Search the material below for the word "this" and copy every line in which it occurs.

> [SUPPLIED DATA]:
————
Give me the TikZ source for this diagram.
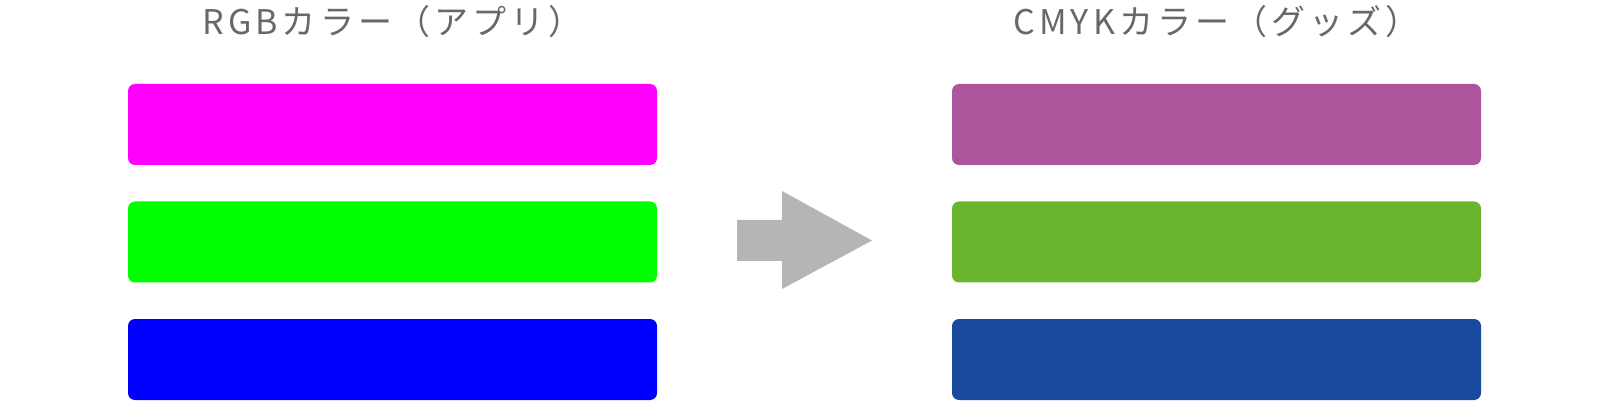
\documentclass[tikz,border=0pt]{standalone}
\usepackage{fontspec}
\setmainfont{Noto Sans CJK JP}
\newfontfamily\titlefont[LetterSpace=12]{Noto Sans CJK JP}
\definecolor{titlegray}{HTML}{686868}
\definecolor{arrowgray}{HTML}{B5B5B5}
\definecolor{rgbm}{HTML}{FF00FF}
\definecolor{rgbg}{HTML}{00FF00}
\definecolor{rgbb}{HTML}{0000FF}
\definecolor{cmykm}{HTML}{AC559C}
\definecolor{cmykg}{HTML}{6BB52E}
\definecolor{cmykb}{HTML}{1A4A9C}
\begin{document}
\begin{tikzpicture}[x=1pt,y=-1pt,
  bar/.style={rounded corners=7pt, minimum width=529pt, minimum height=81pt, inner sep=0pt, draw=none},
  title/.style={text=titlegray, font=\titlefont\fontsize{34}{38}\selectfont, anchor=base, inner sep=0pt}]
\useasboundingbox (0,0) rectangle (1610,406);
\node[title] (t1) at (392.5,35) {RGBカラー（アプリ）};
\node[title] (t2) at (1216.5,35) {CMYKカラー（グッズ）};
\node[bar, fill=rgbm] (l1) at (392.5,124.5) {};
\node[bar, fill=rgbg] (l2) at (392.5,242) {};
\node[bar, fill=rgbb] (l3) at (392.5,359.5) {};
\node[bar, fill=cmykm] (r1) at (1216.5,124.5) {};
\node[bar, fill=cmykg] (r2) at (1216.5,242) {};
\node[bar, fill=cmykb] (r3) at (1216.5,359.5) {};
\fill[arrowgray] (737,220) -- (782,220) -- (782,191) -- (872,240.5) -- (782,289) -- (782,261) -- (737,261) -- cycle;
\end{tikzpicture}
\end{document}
————
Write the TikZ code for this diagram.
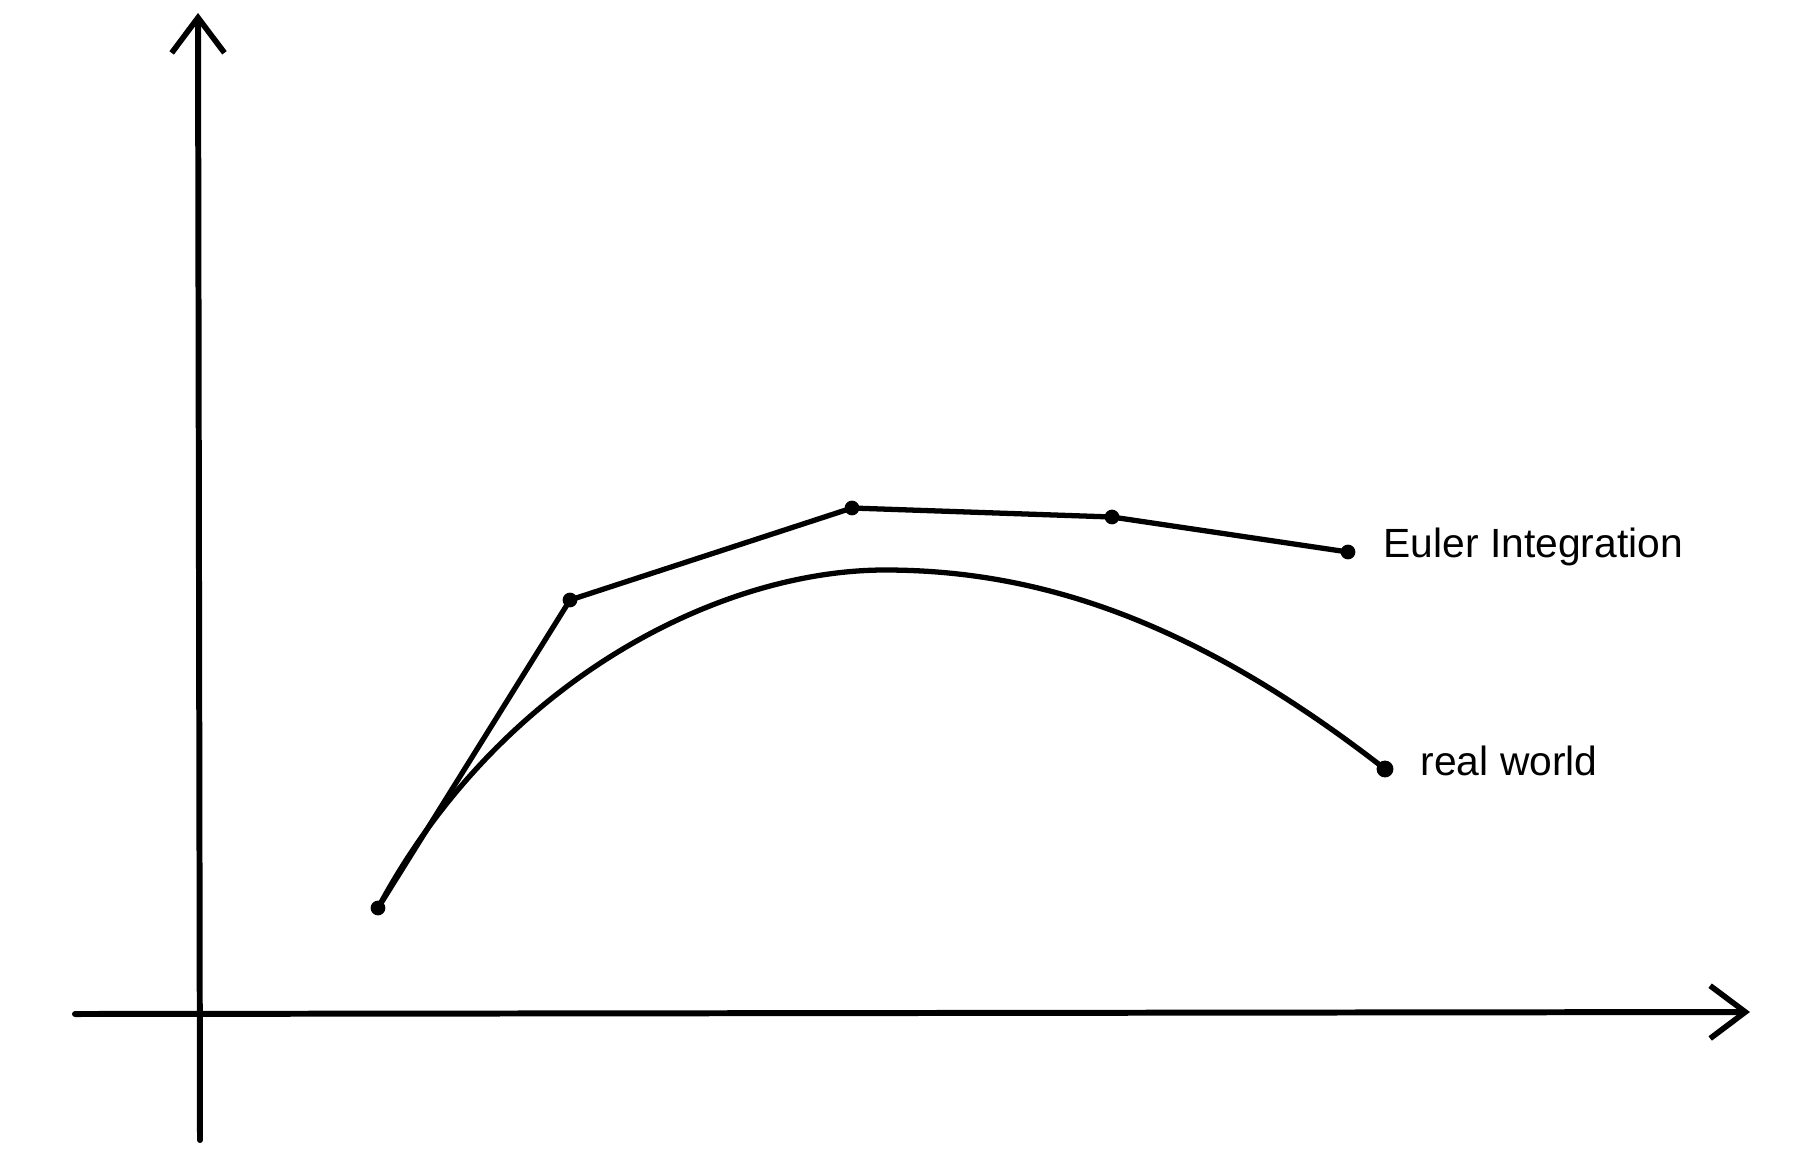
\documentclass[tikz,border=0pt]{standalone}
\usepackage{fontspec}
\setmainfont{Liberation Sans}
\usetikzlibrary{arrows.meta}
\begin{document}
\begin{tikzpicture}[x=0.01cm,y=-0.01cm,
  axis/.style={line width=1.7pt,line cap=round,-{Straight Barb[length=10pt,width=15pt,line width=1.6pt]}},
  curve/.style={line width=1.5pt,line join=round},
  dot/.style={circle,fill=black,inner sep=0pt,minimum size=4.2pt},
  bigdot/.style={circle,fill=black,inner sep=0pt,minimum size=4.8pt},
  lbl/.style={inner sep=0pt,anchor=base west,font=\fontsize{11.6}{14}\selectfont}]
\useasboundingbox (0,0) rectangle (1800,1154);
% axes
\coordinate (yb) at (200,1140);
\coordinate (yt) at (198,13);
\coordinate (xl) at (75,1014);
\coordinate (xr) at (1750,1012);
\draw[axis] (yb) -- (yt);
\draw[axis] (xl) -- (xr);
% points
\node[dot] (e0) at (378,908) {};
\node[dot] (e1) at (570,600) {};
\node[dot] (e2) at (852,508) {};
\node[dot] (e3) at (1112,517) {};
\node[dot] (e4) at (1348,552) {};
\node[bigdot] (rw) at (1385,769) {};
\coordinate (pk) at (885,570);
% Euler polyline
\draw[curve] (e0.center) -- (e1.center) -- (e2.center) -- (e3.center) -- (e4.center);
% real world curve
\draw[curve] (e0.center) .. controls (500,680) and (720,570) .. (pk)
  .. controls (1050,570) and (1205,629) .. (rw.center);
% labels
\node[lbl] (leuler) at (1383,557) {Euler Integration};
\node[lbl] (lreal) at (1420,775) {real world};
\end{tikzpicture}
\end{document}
————
> [CORRECT OUTPUT]:
Give me the TikZ source for this diagram.
Write the TikZ code for this diagram.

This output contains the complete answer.